Akty cechów wileńskich
- Author: Henryk Łowmiański, Maria Łowmiańska, Stanisław Kościałkowski (eds., 1939) Jan Jurkiewicz (ed., 2006)
- Original title: Akty cechów wileńskich
- Language: Latin, Old Belarusian, Polish
- Genre: Historical documents, Source collection
- Publisher: Biblioteka Uniwersytecka w Wilnie (1939) Wydawnictwo Poznańskie (2006)
- Publication date: 1939 2006 (republished)
- Publication place: Second Polish Republic (1939) Poland (2006)

= Akty cechów wileńskich =

Collection of historical documents about Vilnius guilds

Akty cechów wileńskich (Acts of Wilno Guilds) is a collection of documents on the socio-economic and economic history of Vilnius, as well as the history of professional and industrial corporations (guilds) of the city.

== History of publication ==
Initially, the collection was prepared in the 1920s and 1930s by Wilno historians Henryk Łowmiański, Maria Łowmiańska, and Stanisław Kościałkowski. The book, covering the period from 1495 to 1700, was published in Wilno in 1939 (compiled by H. Łowmiański). The edition was mostly printed (without a title page), but the print run was almost completely destroyed during the military actions of World War II in September 1939.

=== Republication ===
In 2006, historian Jan Jurkiewicz released an expanded re-edition in Poznań under the title Akty cechów wileńskich 1495—1759 (Acts of Wilno Guilds 1495–1759). It includes materials in two volumes. In the preface, J. Jurkiewicz highlighted the history of the book's preparation, provided the edition with a list of published documents, a bibliography, and name and geographical indexes.
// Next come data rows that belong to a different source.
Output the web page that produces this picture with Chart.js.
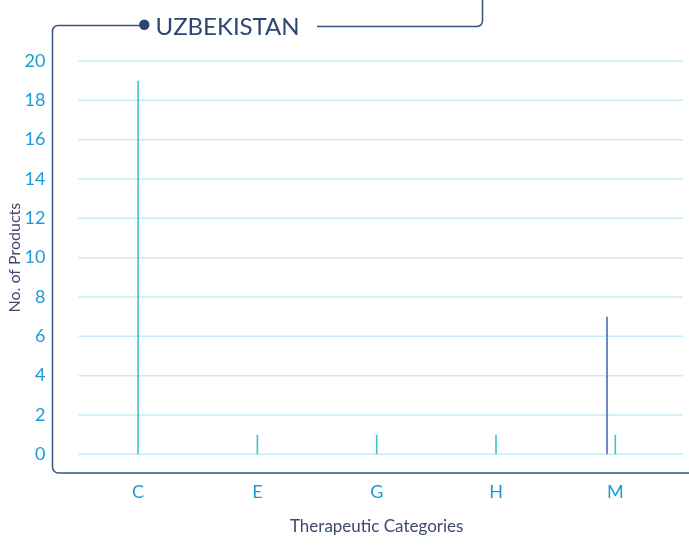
<!DOCTYPE html>
<html>
<head>
<meta charset="utf-8">
<script src="https://cdn.jsdelivr.net/npm/chart.js@4"></script>
<style>
  html, body { margin: 0; padding: 0; background: #fff; }
  #wrap { width: 689px; height: 552px; position: relative; }
</style>
</head>
<body>
<div id="wrap"><canvas id="grafico"></canvas></div>
<script>
// categorias terapêuticas e contagem de produtos por série
const categories = ['C', 'E', 'G', 'H', 'M'];
const series1 = [0, 0, 0, 0, 7];
const series2 = [19, 1, 1, 1, 1];
const series3 = [0, 0, 0, 0, 0];
const yMin = 0;
const yMax = 20;
const yStep = 2;

const countryName = 'UZBEKISTAN';
const fonte = 'Lato, "Noto Sans", sans-serif';

// moldura com cantos arredondados e título do país
const moldura = {
  id: 'moldura',
  beforeDraw(chart) {
    const ctx = chart.ctx;
    ctx.save();
    ctx.strokeStyle = '#3a527e';
    ctx.lineWidth = 1.5;

    ctx.beginPath();
    ctx.moveTo(144, 25.5);
    ctx.lineTo(58, 25.5);
    ctx.arcTo(52.5, 25.5, 52.5, 31, 5.5);
    ctx.lineTo(52.5, 467);
    ctx.arcTo(52.5, 473, 58.5, 473, 6);
    ctx.lineTo(689, 473);
    ctx.stroke();

    ctx.beginPath();
    ctx.moveTo(317, 26.5);
    ctx.lineTo(477, 26.5);
    ctx.arcTo(482.5, 26.5, 482.5, 21, 5.5);
    ctx.lineTo(482.5, 0);
    ctx.stroke();

    ctx.fillStyle = '#2b4672';
    ctx.beginPath();
    ctx.arc(144.3, 24.8, 5.2, 0, Math.PI * 2);
    ctx.fill();

    ctx.font = '24px ' + fonte;
    ctx.textBaseline = 'alphabetic';
    ctx.textAlign = 'left';
    ctx.fillText(countryName, 155.5, 34.5);
    ctx.restore();
  }
};

// linhas de grade um pouco mais longas que a área do gráfico
const grade = {
  id: 'grade',
  beforeDatasetsDraw(chart) {
    const ctx = chart.ctx;
    const area = chart.chartArea;
    const y = chart.scales.y;
    ctx.save();
    ctx.strokeStyle = '#c8eaf7';
    ctx.lineWidth = 1.5;
    y.ticks.forEach((t) => {
      const py = y.getPixelForValue(t.value);
      ctx.beginPath();
      ctx.moveTo(area.left, py);
      ctx.lineTo(area.right + 8, py);
      ctx.stroke();
    });
    ctx.restore();
  }
};

const ctx = document.getElementById('grafico');

new Chart(ctx, {
  type: 'bar',
  data: {
    labels: categories,
    datasets: [
      { label: 'Série 1', data: series1, backgroundColor: '#6b88c2', barPercentage: 0.24 },
      { label: 'Série 2', data: series2, backgroundColor: '#3cc3c8', barPercentage: 0.19 },
      { label: 'Série 3', data: series3, backgroundColor: '#3cc3c8', barPercentage: 0.19 }
    ]
  },
  options: {
    responsive: true,
    maintainAspectRatio: false,
    animation: false,
    categoryPercentage: 0.209,
    layout: { padding: { top: 61, right: 14, bottom: 15, left: 5 } },
    plugins: {
      legend: { display: false },
      tooltip: { enabled: false }
    },
    scales: {
      x: {
        grid: { display: false },
        border: { display: false },
        ticks: { color: '#1e9bd7', font: { family: fonte, size: 18 }, padding: 19 },
        title: {
          display: true,
          text: 'Therapeutic Categories',
          color: '#3d4a6b',
          font: { family: fonte, size: 17 },
          padding: { top: 0, bottom: 0 }
        },
        afterFit: (s) => { s.height = 82.7; }
      },
      y: {
        min: yMin,
        max: yMax,
        grid: { display: false },
        border: { display: false },
        ticks: { stepSize: yStep, color: '#1e9bd7', font: { family: fonte, size: 18 }, padding: 25 },
        title: {
          display: true,
          text: 'No. of Products',
          color: '#3d4a6b',
          font: { family: fonte, size: 16 },
          padding: { top: 0, bottom: 0 }
        },
        afterFit: (s) => { s.width = 73.4; }
      }
    }
  },
  plugins: [moldura, grade]
});
</script>
</body>
</html>
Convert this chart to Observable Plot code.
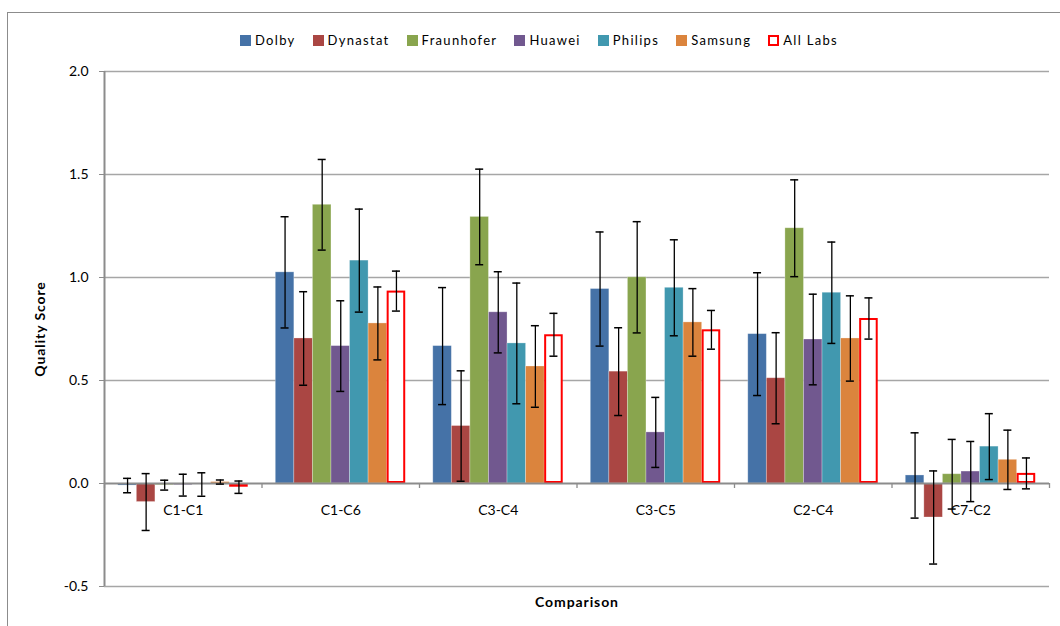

Structure of the 2006 edition:
- Volume 1: 487 documents from the period 1495–1700 (corresponds to the content of the lost 1939 edition).
- Volume 2: 344 documents for the years 1701–1759.

== Content ==
The publication contains acts (including Grand Ducal privileges, extracts from Sejm resolutions, court verdicts, correspondence) related to the activities of Vilna guilds, craft and mead "brotherhoods", and various professional corporations — doctors, merchants, members of the Vilna magistrate, and others. The sources were documents from archives in Wilno, Warsaw, and Kraków, as well as earlier archaeographic publications.

The documents are in Latin, Old Belarusian, and Polish. They testify that many guilds in Vilna united Belarusian Orthodox craftsmen.